Backup: Anytime and Without Client Disturbance
During backup requirements, we normally stop MySQL or lock the read queries to get an exact backup. This may sometimes result in the annoyance of the clients who access the website during the process. Although there are a few clever techniques with which you may do this without the notice of the clients, things become very simple with replication.
The slaves always remain in exact synchronization with the master. In other words, the slaves will have another copy of the entire repository that the master processes. And hence backing up of a slave is similar and as good as backing up of the master. Also the presence of slaves as exact replicas will in most cases help avoid the need for backup of the master. This is because we always have the slaves as a spare in case of any misfortunes to the master.
Distribution of Data Without Respect to Distance:
Next issue I am to focus on deals with distributing copies of data in various locations that are geographically very apart which is not a trivial task. But the replication factor gives the flexibility that we require to make it trivial.
The master provides no errors even if the slave remains disconnected for some time. So in spite of the poor connection and other factors that may influence the link between the different destinations, a synchronized copy of the master can be made to exist in a geographically distant region.

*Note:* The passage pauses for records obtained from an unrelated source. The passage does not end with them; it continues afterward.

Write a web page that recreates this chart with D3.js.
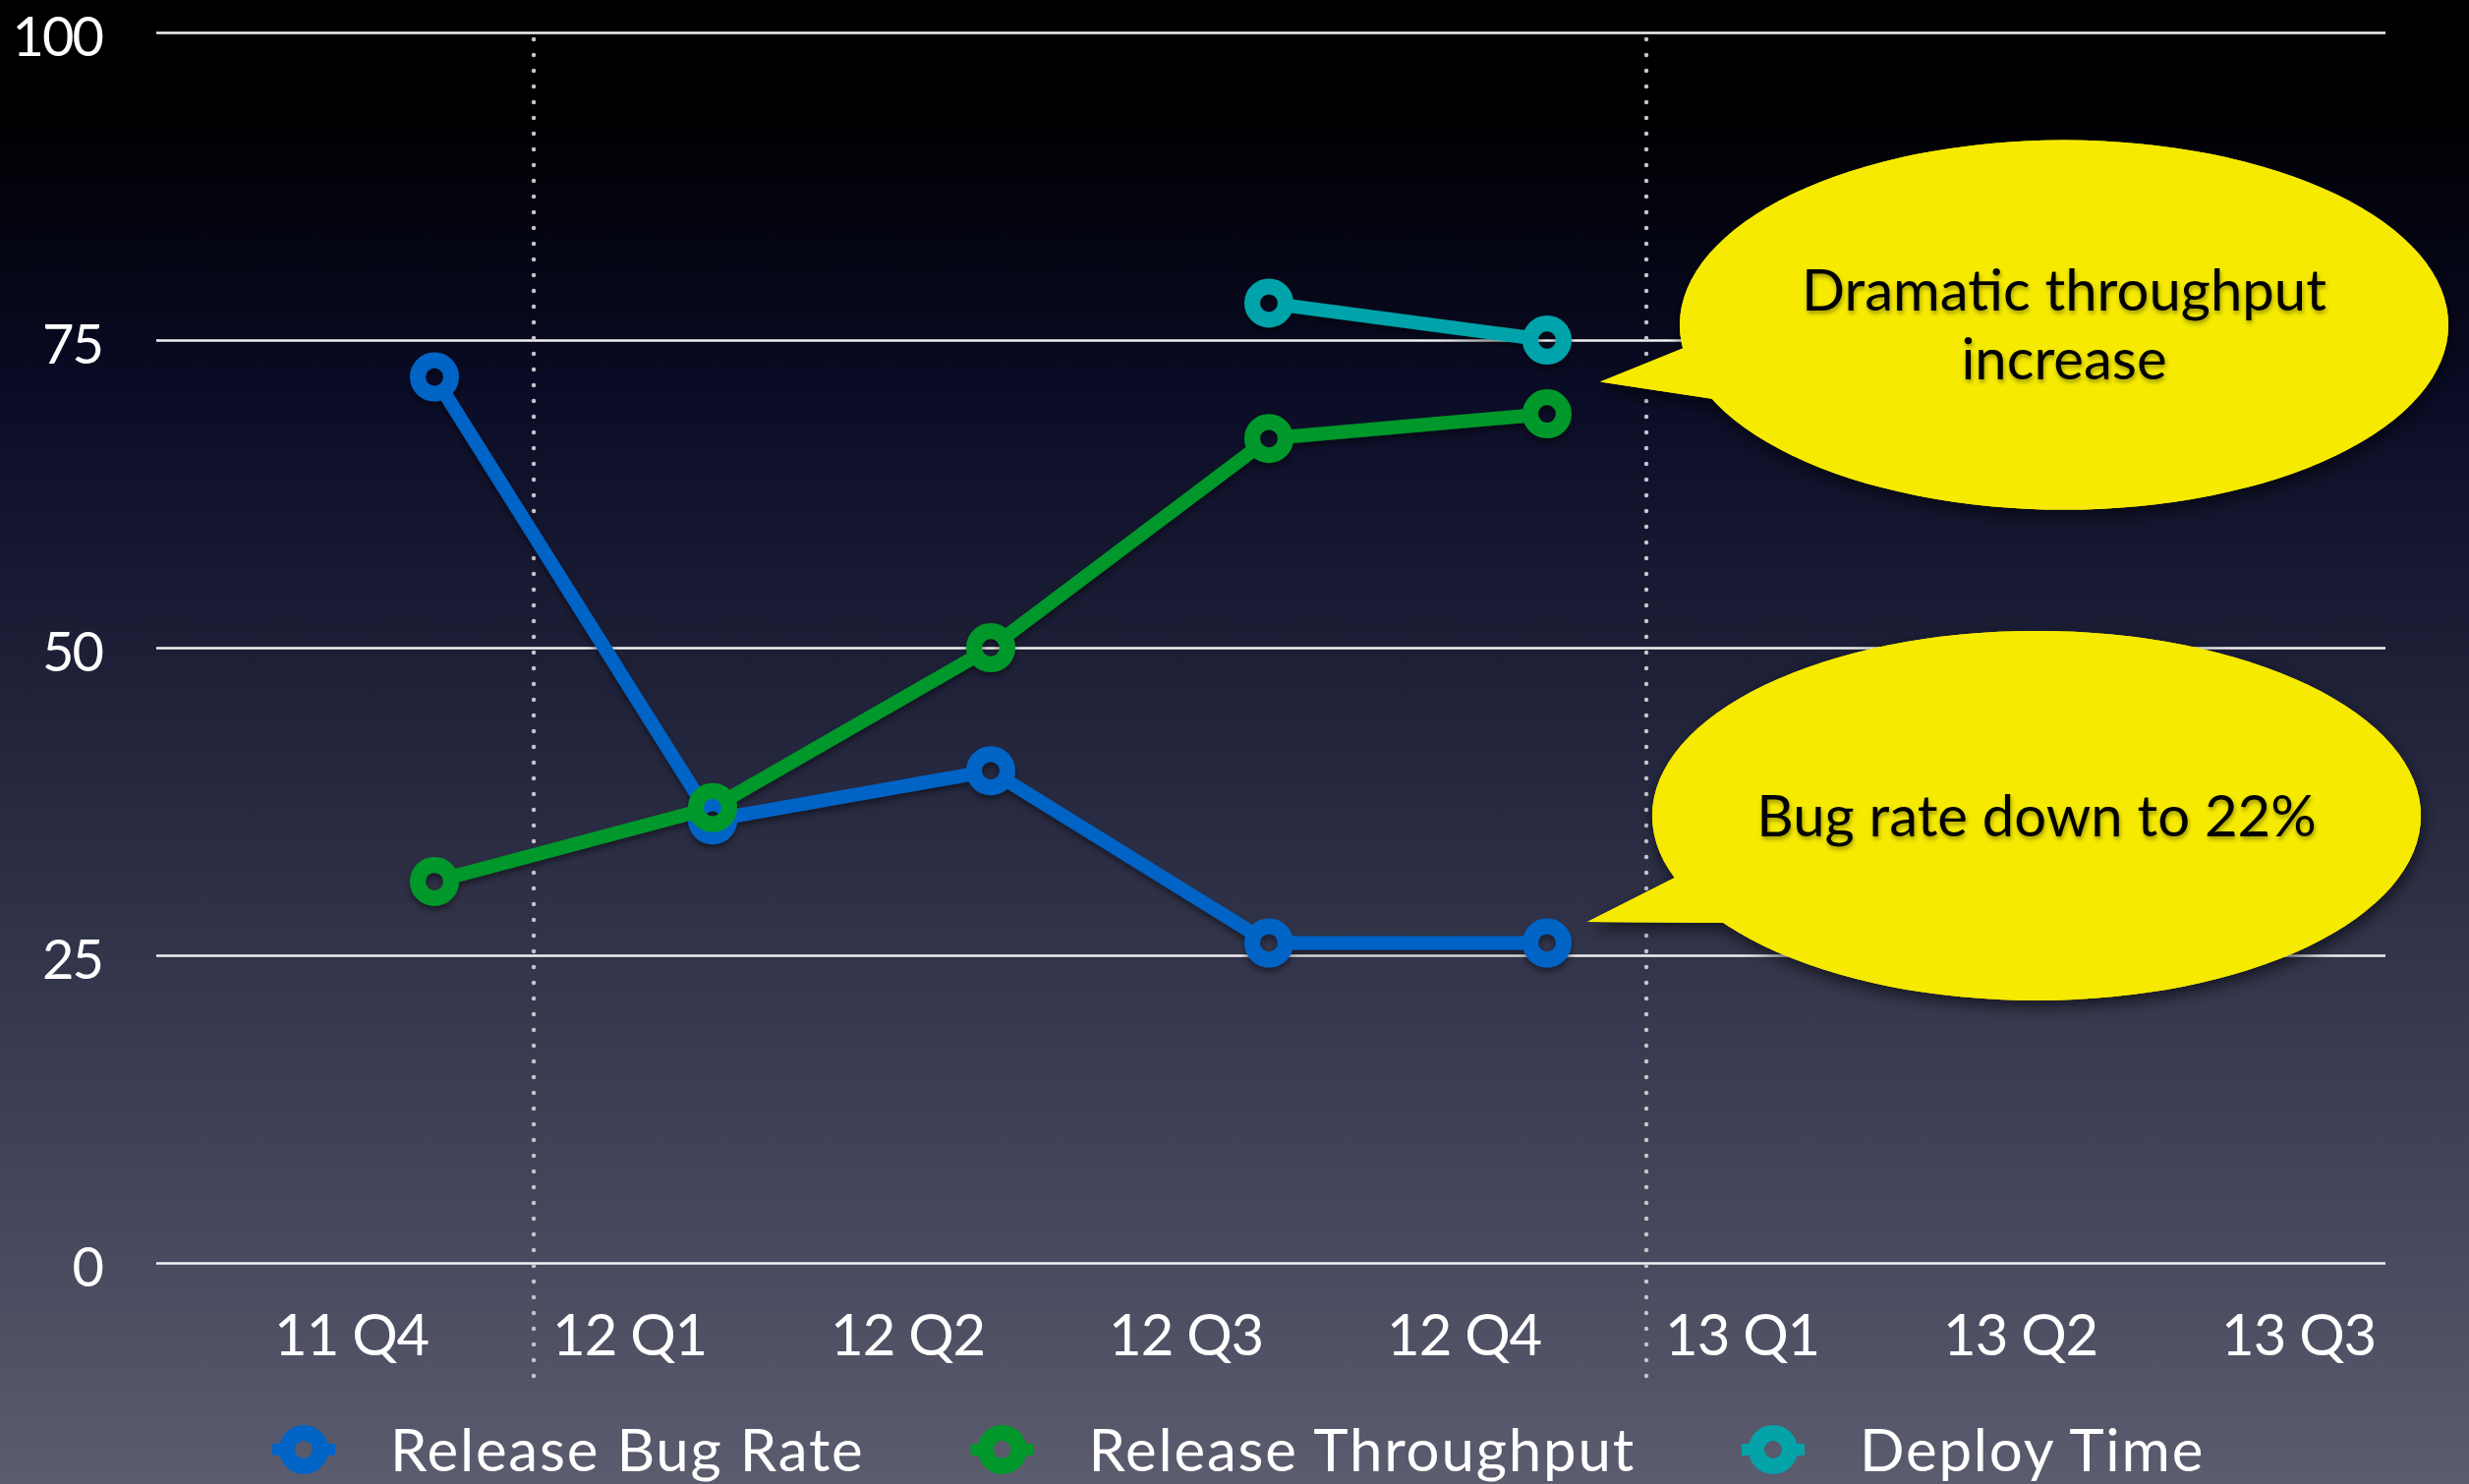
<!DOCTYPE html>
<html>
<head>
<meta charset="utf-8">
<script src="https://cdn.jsdelivr.net/npm/d3@7"></script>
<style>
  html, body { margin: 0; padding: 0; background: #000; }
  svg { display: block; }
  text { font-family: "Lato", "Open Sans", sans-serif; }
</style>
</head>
<body>
<svg id="chart" width="2512" height="1510"></svg>
<script>
// ---------------- DATA ----------------
const categories = ["11 Q4", "12 Q1", "12 Q2", "12 Q3", "12 Q4", "13 Q1", "13 Q2", "13 Q3"];
const yTicks = [0, 25, 50, 75, 100];
const releaseBugRate = [72, 36, 40, 26, 26, null, null, null];
const releaseThroughput = [31, 37, 50, 67, 69, null, null, null];
const deployTime = [null, null, null, 78, 75, null, null, null];
const seriesNames = ["Release Bug Rate", "Release Throughput", "Deploy Time"];
const seriesColors = ["#0064c6", "#00982a", "#04a3aa"];
const separatorsAfter = ["11 Q4", "12 Q4"];
const callouts = [
  { lines: ["Dramatic throughput", "increase"], cat: "12 Q4", value: 72 },
  { lines: ["Bug rate down to 22%"], cat: "12 Q4", value: 27 }
];

// ---------------- LAYOUT ----------------
const W = 2512, H = 1510;
const plotLeft = 159, plotRight = 2427;
const svg = d3.select("#chart");

const x = d3.scalePoint().domain(categories).range([442, 2423]);
const step = x.step();
const y = d3.scaleLinear().domain([0, 100]).range([1285, 33]);

// defs
const defs = svg.append("defs");
const grad = defs.append("linearGradient").attr("id", "bg").attr("x1", 0).attr("y1", 0).attr("x2", 0).attr("y2", 1);
[[0, "#000000"], [0.08, "#000002"], [0.26, "#0a0b25"], [0.46, "#1f2139"], [0.66, "#34364c"], [0.84, "#48495e"], [1, "#5b5c6e"]]
  .forEach(([o, c]) => grad.append("stop").attr("offset", o).attr("stop-color", c));

function shadow(id, dx, dy, sd, op) {
  const f = defs.append("filter").attr("id", id).attr("x", "-20%").attr("y", "-20%").attr("width", "140%").attr("height", "140%");
  f.append("feDropShadow").attr("dx", dx).attr("dy", dy).attr("stdDeviation", sd)
    .attr("flood-color", "#000").attr("flood-opacity", op);
}
shadow("lineShadow", 0, 4, 3, 0.45);
shadow("bubbleShadow", 2, 6, 8, 0.6);
shadow("textShadow", 1, 3, 2, 0.35);

svg.append("rect").attr("width", W).attr("height", H).attr("fill", "url(#bg)");

// Y axis gridlines + labels
const yAxis = d3.axisLeft(y).tickValues(yTicks).tickSize(-(plotRight - plotLeft)).tickPadding(55).tickFormat(d3.format("d"));
const gy = svg.append("g").attr("transform", `translate(${plotLeft},0)`).call(yAxis);
gy.select(".domain").remove();
gy.selectAll(".tick line").attr("stroke", "#f2f2f2").attr("stroke-width", 2.5);
gy.selectAll(".tick text").attr("fill", "#ffffff").attr("font-size", 56)
  .attr("letter-spacing", -2).attr("dy", "0.42em");

// X axis labels
const xAxis = d3.axisBottom(x).tickSize(0).tickPadding(0);
const gx = svg.append("g").attr("transform", `translate(0,${y(0)})`).call(xAxis);
gx.select(".domain").remove();
gx.selectAll(".tick text")
  .attr("fill", "#ffffff").attr("font-size", 58).attr("letter-spacing", -1)
  .attr("x", -step * 0.3).attr("y", 1379 - y(0)).attr("dy", 0);

// dotted separators
svg.append("g").selectAll("line").data(separatorsAfter).join("line")
  .attr("x1", d => x(d) + step * 0.357).attr("x2", d => x(d) + step * 0.357)
  .attr("y1", 40).attr("y2", 1404)
  .attr("stroke", "#c4c4c8").attr("stroke-width", 4.5)
  .attr("stroke-linecap", "round").attr("stroke-dasharray", "0 16");

// series
const allSeries = [releaseBugRate, releaseThroughput, deployTime].map((vals, i) => ({
  name: seriesNames[i], color: seriesColors[i],
  pts: categories.map((c, j) => ({ c, v: vals[j] })).filter(p => p.v != null)
}));

const ringR = 17, ringW = 16, lineW = 14;
const gSeries = svg.append("g").attr("filter", "url(#lineShadow)");
allSeries.forEach(s => {
  const g = gSeries.append("g");
  const segs = d3.pairs(s.pts).map(([a, b]) => {
    const x1 = x(a.c), y1 = y(a.v), x2 = x(b.c), y2 = y(b.v);
    const len = Math.hypot(x2 - x1, y2 - y1), k = (ringR - 2) / len;
    return [x1 + (x2 - x1) * k, y1 + (y2 - y1) * k, x2 - (x2 - x1) * k, y2 - (y2 - y1) * k];
  });
  g.selectAll("line").data(segs).join("line")
    .attr("x1", d => d[0]).attr("y1", d => d[1]).attr("x2", d => d[2]).attr("y2", d => d[3])
    .attr("stroke", s.color).attr("stroke-width", lineW).attr("stroke-linecap", "butt");
  g.selectAll("circle").data(s.pts).join("circle")
    .attr("cx", d => x(d.c)).attr("cy", d => y(d.v)).attr("r", ringR)
    .attr("fill", "none").attr("stroke", s.color).attr("stroke-width", ringW);
});

// callouts (offsets relative to the anchor point)
const bubbleRX = 391, bubbleRY = 188;
const bubbleOffsets = [
  { dx: 526, dy: -53, tip: [54, 5], base: [[138, -29], [173, 23]] },
  { dx: 498, dy: -117, tip: [41, -9], base: [[130, -54], [180, -8]] }
];
callouts.forEach((co, i) => {
  const ax = x(co.cat), ay = y(co.value);
  const o = bubbleOffsets[i];
  const cx = ax + o.dx, cy = ay + o.dy;
  const tailD = `M${ax + o.tip[0]},${ay + o.tip[1]} L${ax + o.base[0][0]},${ay + o.base[0][1]} L${ax + o.base[0][0] + 80},${ay + o.base[0][1] + 5} L${ax + o.base[1][0] + 40},${ay + o.base[1][1] + 2} L${ax + o.base[1][0]},${ay + o.base[1][1]} Z`;
  const g = svg.append("g");
  const sh = g.append("g").attr("filter", "url(#bubbleShadow)");
  sh.append("ellipse").attr("cx", cx).attr("cy", cy).attr("rx", bubbleRX).attr("ry", bubbleRY).attr("fill", "#f5ea00");
  sh.append("path").attr("d", tailD).attr("fill", "#f5ea00");
  g.append("ellipse").attr("cx", cx).attr("cy", cy).attr("rx", bubbleRX).attr("ry", bubbleRY).attr("fill", "#f5ea00");
  g.append("path").attr("d", tailD).attr("fill", "#f5ea00");
  const n = co.lines.length, lh = 70;
  g.append("g").attr("filter", "url(#textShadow)").selectAll("text").data(co.lines).join("text")
    .attr("x", cx).attr("y", (d, j) => cy + (j - (n - 1) / 2) * lh)
    .attr("dy", "0.36em").attr("text-anchor", "middle")
    .attr("font-size", 58).attr("fill", "#000").text(d => d);
});

// legend
const legend = svg.append("g").attr("transform", "translate(0,1475)");
let lx = 309;
allSeries.forEach(s => {
  const g = legend.append("g").attr("transform", `translate(${lx},0)`);
  g.append("line").attr("x1", -32).attr("x2", -ringR).attr("stroke", s.color).attr("stroke-width", 12);
  g.append("line").attr("x1", ringR).attr("x2", 32).attr("stroke", s.color).attr("stroke-width", 12);
  g.append("circle").attr("r", ringR).attr("fill", "none").attr("stroke", s.color).attr("stroke-width", ringW);
  const t = g.append("text").attr("x", 88).attr("y", 22).attr("font-size", 60)
    .attr("letter-spacing", 1.8).attr("fill", "#fff").text(s.name);
  const w = t.node().getComputedTextLength();
  lx = lx + 88 + w + 140;
});
</script>
</body>
</html>
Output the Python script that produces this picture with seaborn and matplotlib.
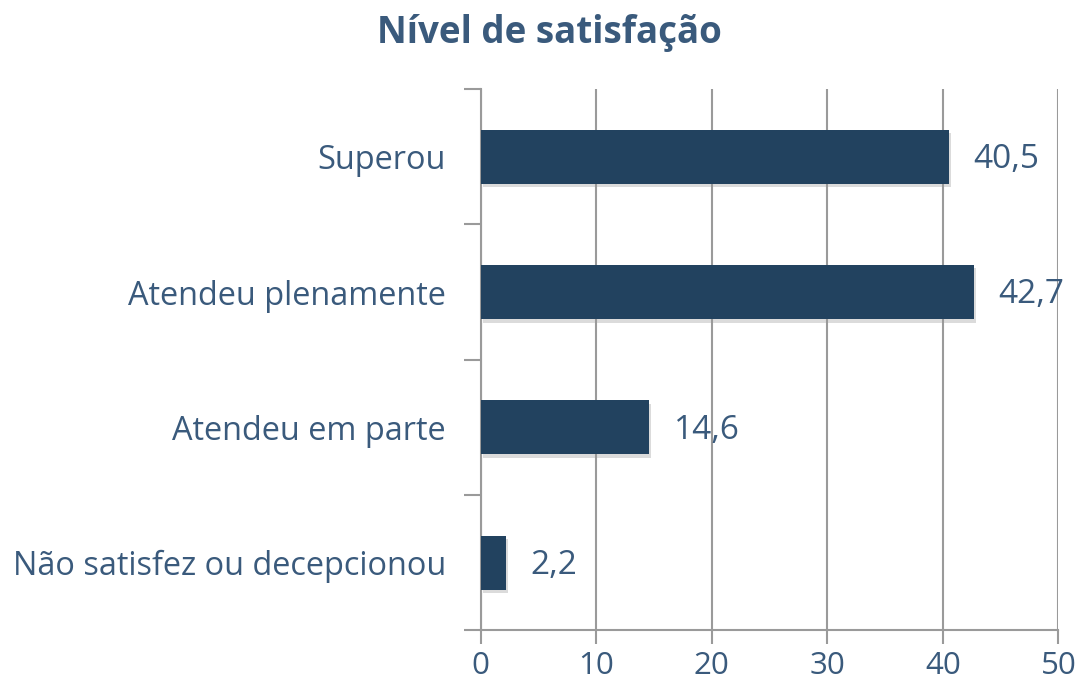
import matplotlib
matplotlib.use('Agg')
import matplotlib.pyplot as plt
import matplotlib.patheffects as pe
import seaborn as sns
import pandas as pd

# dados do gráfico
categorias = ['Superou', 'Atendeu plenamente', 'Atendeu em parte', 'Não satisfez ou decepcionou']
valores = [40.5, 42.7, 14.6, 2.2]
rotulos = ['40,5', '42,7', '14,6', '2,2']
ticks_x = [0, 10, 20, 30, 40, 50]

cor_barra = '#22425F'
cor_texto = '#3A5A7C'
cor_grade = '#9A9A9A'

sns.set_theme(style='white')
plt.rcParams['font.family'] = ['Open Sans', 'DejaVu Sans']

df = pd.DataFrame({'categoria': categorias, 'valor': valores})

fig = plt.figure(figsize=(10.8, 6.91), dpi=100)
ax = fig.add_axes([0.445, 0.088, 0.535, 0.783])

sns.barplot(data=df, x='valor', y='categoria', orient='h', color=cor_barra,
            width=0.4, saturation=1, linewidth=0, ax=ax, zorder=3)

for barra in ax.patches:
    barra.set_path_effects([pe.SimplePatchShadow(offset=(1.5, -2.5), shadow_rgbFace='#999999', alpha=0.35),
                            pe.Normal()])

# rótulos de valor
for i, (v, r) in enumerate(zip(valores, rotulos)):
    ax.text(v + 2.1, i + 0.02, r, va='center', ha='left', fontsize=24, color=cor_texto, zorder=4)

ax.set_xlim(0, 50)
ax.set_ylim(3.5, -0.5)
ax.set_xticks(ticks_x)
ax.set_xticklabels([str(t) for t in ticks_x])
ax.xaxis.grid(True, color=cor_grade, linewidth=1.5, zorder=0)
ax.set_axisbelow(True)

# ticks do eixo y entre categorias
ax.set_yticks([-0.5, 0.5, 1.5, 2.5, 3.5], minor=True)
ax.set_yticks(range(len(categorias)))
ax.set_yticklabels(categorias)
ax.tick_params(axis='y', which='major', length=0, pad=25, labelsize=23.4, labelcolor=cor_texto)
ax.tick_params(axis='y', which='minor', left=True, length=12, width=1.5, color=cor_grade)
ax.tick_params(axis='x', which='major', bottom=True, length=10, width=1.5, color=cor_grade,
               pad=5, labelsize=22.5, labelcolor=cor_texto)

ax.set_xlabel('')
ax.set_ylabel('')
for lado in ['top', 'right']:
    ax.spines[lado].set_visible(False)
for lado in ['left', 'bottom']:
    ax.spines[lado].set_color(cor_grade)
    ax.spines[lado].set_linewidth(1.5)

fig.text(0.509, 0.952, 'Nível de satisfação', ha='center', va='center',
         fontsize=26.5, fontweight='bold', color=cor_texto)

plt.savefig('out.png', dpi=100)
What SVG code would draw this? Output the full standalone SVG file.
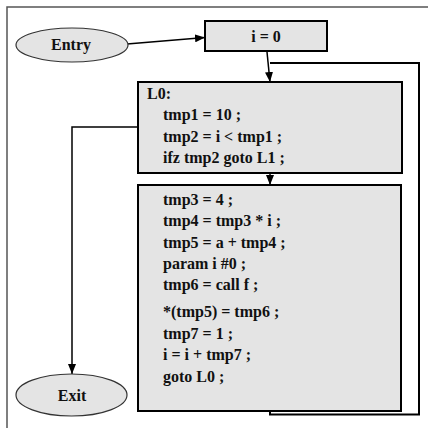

Architectures of Replication
There are a few rules that I recommend to be kept in mind to better understand the different architectures.
- There needs to be a unique server ID for every slave
- There can be many slaves for a master
- There can be only one master for a slave
- Slaves can also function as masters
Master: Slave
This architecture best suits an environment, which has low number of write queries and high number of read queries. Effective load balance can be achieved by spreading the workload among the different servers. Here is an illustration.
Dual Master:
This kind of architecture is particularly useful when servers are geographically far apart. Although during interruptions, neither will have access to their data both will catch up from each other when the connection is reestablished. An extension of this architecture will be to have a slave on either side that is also diagrammatically shown below.
.
Pyramid:
In a large organization where there is diverse distribution in a hierarchical manner, a possible architecture like this will be the best suit. There is no necessity to configure every slave with the master as the slave above in the hierarchy can act as their master.
Although replication solves problems, it demands so much precision, which if not taken care of, can even result in the crash of the master database. Slaves are not always in synchronized state with their master. But with proper monitoring systems this can be detected. The concept of replication is provided by MySQL and can definitely improve overall performance if dealt with proper caution.